Volksstimme: Herr Heuer, was hat Sie bewogen, diese verantwortliche kommunalpolitische Aufgabe neben dem Vorsitz des Finanzausschusses anzustreben, den Sie seit Konstituierung des Gemeinderates innehaben und der in Zeiten der Haushaltskonsolidierung auch erheblichen persönlichen Einsatz erfordert? Zusätzlich kandidieren Sie für die CDU im Wahlkreis 20 (Wanzleben) als Spitzenkandidat für die im nächsten Jahr bevorstehende Landtagswahl, üben einen anspruchsvollen Beruf aus und wollen für Ihre Familie da sein. Wie lässt sich das alles vereinbaren?
Guido Heuer: Das Sülzetal ist meine Heimat und ich möchte meinen Beitrag leisten, dass sie sich weiterentwickelt und für die Zukunft gewappnet ist. Aktuell ist der Haushalt unser größtes Problem. Seit Jahren hat es die Gemeinde nicht geschafft, einen genehmigungsfähigen Haushalt aufzustellen. Das ist zurzeit das drängendste Problem. Als Finanzausschussvorsitzender war ich in den letzten Monaten mit verantwortlich, dass wir es geschafft haben, einen Haushalt zu erarbeiten, der nicht erst im Dezember vorliegt, sondern schon im ersten Halbjahr. Auch wenn das noch zu spät ist und er durch den Gemeinderat beschlossen wurde. Trotz eines Defizites von etwa 3,6 Millionen Euro haben die Verwaltung und ich die Hoffnung, dass er vom Kreis genehmigt wird. Diese Hoffnung begründet sich im Haushaltskonsolidierungskonzept, welches zusammen mit dem Haushalt beschlossen wurde. Das Ziel ist, bis zum Jahr 2023 das Haushaltsdefizit auszugleichen. Ich bin jedoch davon überzeugt, dass wir das schon deutlich früher erreichen können. Dazu sind aber noch erhebliche Anstrengungen nötig. Das zweite Halbjahr wird aus meiner Sicht entscheidend sein, ob wir dieses Ziel erreichen.
Auf Ihre Frage, wie ich die Aufgaben neben meiner Kandidatur für den Landtag und meinem Beruf bewältige, kann ich nur sagen, mit vielen Stunden nach Feierabend. Privat bin ich Witwer, meine Tochter absolviert ihre Berufsausbildung in Lüneburg und meine Lebensgefährtin lebt und arbeitet in Leipzig. Daher bleibt für das Privatleben eigentlich nur das Wochenende. Eines kann ich jedoch versichern, ich bleibe Sülzetaler und werde meine Ämter mit aller Sorgfalt wahrnehmen und versuchen, unsere Gemeinde mit nach vorn zu bringen. Auch im Falle meiner Wahl in den Landtag, werde ich meine Arbeit für die Kommune zielgerichtet fortsetzen.

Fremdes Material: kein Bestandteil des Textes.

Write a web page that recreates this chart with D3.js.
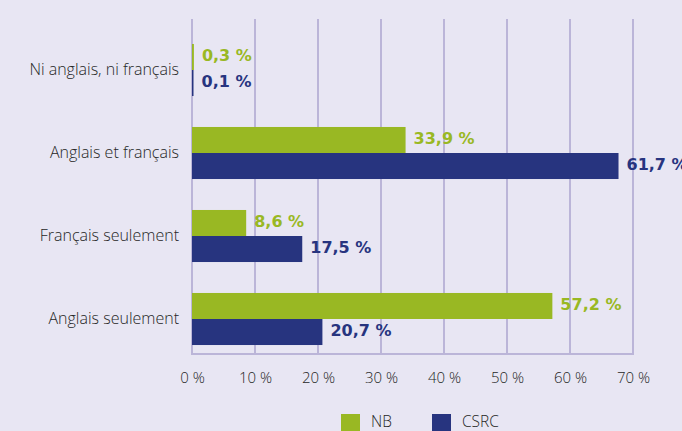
<!DOCTYPE html>
<html>
<head>
<meta charset="utf-8">
<script src="https://cdn.jsdelivr.net/npm/d3@7"></script>
<style>
  html, body { margin: 0; padding: 0; background: #e8e6f3; }
  svg { display: block; }
</style>
</head>
<body>
<div id="chart"></div>
<script>
// ---- data ----
const categories = ["Ni anglais, ni français", "Anglais et français", "Français seulement", "Anglais seulement"];
const seriesNames = ["NB", "CSRC"];
// bar lengths as drawn in the picture
const nbValues = [0.3, 33.9, 8.6, 57.2];
const csrcValues = [0.1, 67.7, 17.5, 20.7];
// printed value labels
const nbLabels = ["0,3 %", "33,9 %", "8,6 %", "57,2 %"];
const csrcLabels = ["0,1 %", "61,7 %", "17,5 %", "20,7 %"];
const tickValues = [0, 10, 20, 30, 40, 50, 60, 70];
const tickLabels = ["0 %", "10 %", "20 %", "30 %", "40 %", "50 %", "60 %", "70 %"];

const colors = { NB: "#99b823", CSRC: "#27347f" };

const W = 682, H = 431;
const svg = d3.select("#chart").append("svg").attr("width", W).attr("height", H);
svg.append("rect").attr("width", W).attr("height", H).attr("fill", "#e8e6f3");

const x = d3.scaleLinear().domain([0, 70]).range([192, 633]);
const y = d3.scaleBand().domain(categories).range([28.5, 360.5]).paddingInner(0.373).paddingOuter(0.1865);
const sub = d3.scaleBand().domain(seriesNames).range([0, y.bandwidth()]);

const gridTop = 19, gridBottom = 354;
const gridColor = "#bbb5d8";
const textFont = "'Open Sans', Lato, sans-serif";
const textColor = "#262626";

// gridlines
svg.append("g").selectAll("line").data(tickValues).join("line")
  .attr("x1", d => x(d)).attr("x2", d => x(d))
  .attr("y1", gridTop).attr("y2", gridBottom)
  .attr("stroke", gridColor).attr("stroke-width", 2);
svg.append("line")
  .attr("x1", x(0) - 1).attr("x2", x(70) + 1)
  .attr("y1", gridBottom).attr("y2", gridBottom)
  .attr("stroke", gridColor).attr("stroke-width", 2);

// x axis labels
const xAxis = d3.axisBottom(x).tickValues(tickValues).tickFormat((d, i) => tickLabels[i]).tickSize(0).tickPadding(0);
const gx = svg.append("g").attr("transform", `translate(0, 372)`).call(xAxis);
gx.select(".domain").remove();
gx.selectAll("text")
  .attr("dy", "0.71em")
  .attr("fill", textColor)
  .style("font-family", textFont)
  .style("font-weight", 300)
  .style("font-size", "15px");

// y axis labels
const yAxis = d3.axisLeft(y).tickSize(0).tickPadding(0);
const gy = svg.append("g").attr("transform", `translate(179, -1)`).call(yAxis);
gy.select(".domain").remove();
gy.selectAll("text")
  .attr("fill", textColor)
  .attr("dy", "0.35em")
  .style("font-family", textFont)
  .style("font-weight", 300)
  .style("font-size", "16px");

// bars
const series = [
  { name: "NB", values: nbValues, labels: nbLabels },
  { name: "CSRC", values: csrcValues, labels: csrcLabels }
];
series.forEach(s => {
  const rows = categories.map((c, i) => ({ c, v: s.values[i], l: s.labels[i] }));
  svg.append("g").selectAll("rect").data(rows).join("rect")
    .attr("x", x(0))
    .attr("y", d => y(d.c) + sub(s.name))
    .attr("width", d => Math.max(x(d.v) - x(0), 1.5))
    .attr("height", sub.bandwidth())
    .attr("fill", colors[s.name]);
  svg.append("g").selectAll("text").data(rows).join("text")
    .attr("x", d => Math.max(x(d.v), x(0) + 1.5) + 8)
    .attr("y", d => y(d.c) + sub(s.name) + sub.bandwidth() / 2 + 4)
    .attr("fill", colors[s.name])
    .style("font-family", "'DejaVu Sans', sans-serif")
    .style("font-weight", "bold")
    .style("font-size", "16px")
    .text(d => d.l);
});

// legend
const legend = [
  { name: "NB", x: 341 },
  { name: "CSRC", x: 432 }
];
const lg = svg.append("g");
legend.forEach(l => {
  lg.append("rect").attr("x", l.x).attr("y", 414).attr("width", 19).attr("height", 19).attr("fill", colors[l.name]);
  lg.append("text").attr("x", l.x + 30).attr("y", 427)
    .attr("fill", textColor)
    .style("font-family", textFont)
    .style("font-weight", 300)
    .style("font-size", "15.5px")
    .text(l.name);
});
</script>
</body>
</html>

Wie wichtig ist die Parteipolitik in der Arbeit des Gemeinderates und wie wollen Sie vermeiden, dass Aspekte des bevorstehenden Landtagswahlkampfes die Arbeit des Gemeinderates bestimmen werden?
Wie ich schon direkt nach meiner Wahl zum Gemeinderatsvorsitzenden gesagt habe, werde ich dieses Amt überparteilich und im Sinne des gesamten Sülzetals ausüben. Parteipolitik sollte und muss in der Kommunalpolitik in die zweite Reihe rücken. Jedoch bin ich nicht ohne Grund Mitglied der CDU. Grundsätze meines Handelns werden weiter eine solide Haushaltsführung und Stärkung unserer Wirtschaftskraft sein. Denn nur dadurch werden wir in der Lage sein, die Wünsche im sozialen Bereich zu erfüllen. Das weiß auch jeder Bürger aus seinem Leben, man kann nur das Geld ausgeben, welches man einnimmt. Welche Folgen eine Überschuldung hat, sieht man nicht nur in Griechenland sondern auch in vielen Kommunen unseres Landes. Ich werde alles dafür tun, die Glaubwürdigkeit der Politik durch Ehrlichkeit und Verbindlichkeit in meinem Handeln, zu erhöhen. Mir liegt am Herzen, die Bürger mit auf die Reise zu nehmen, egal ob in der Kommunalpolitik oder vielleicht später auch im Landtag.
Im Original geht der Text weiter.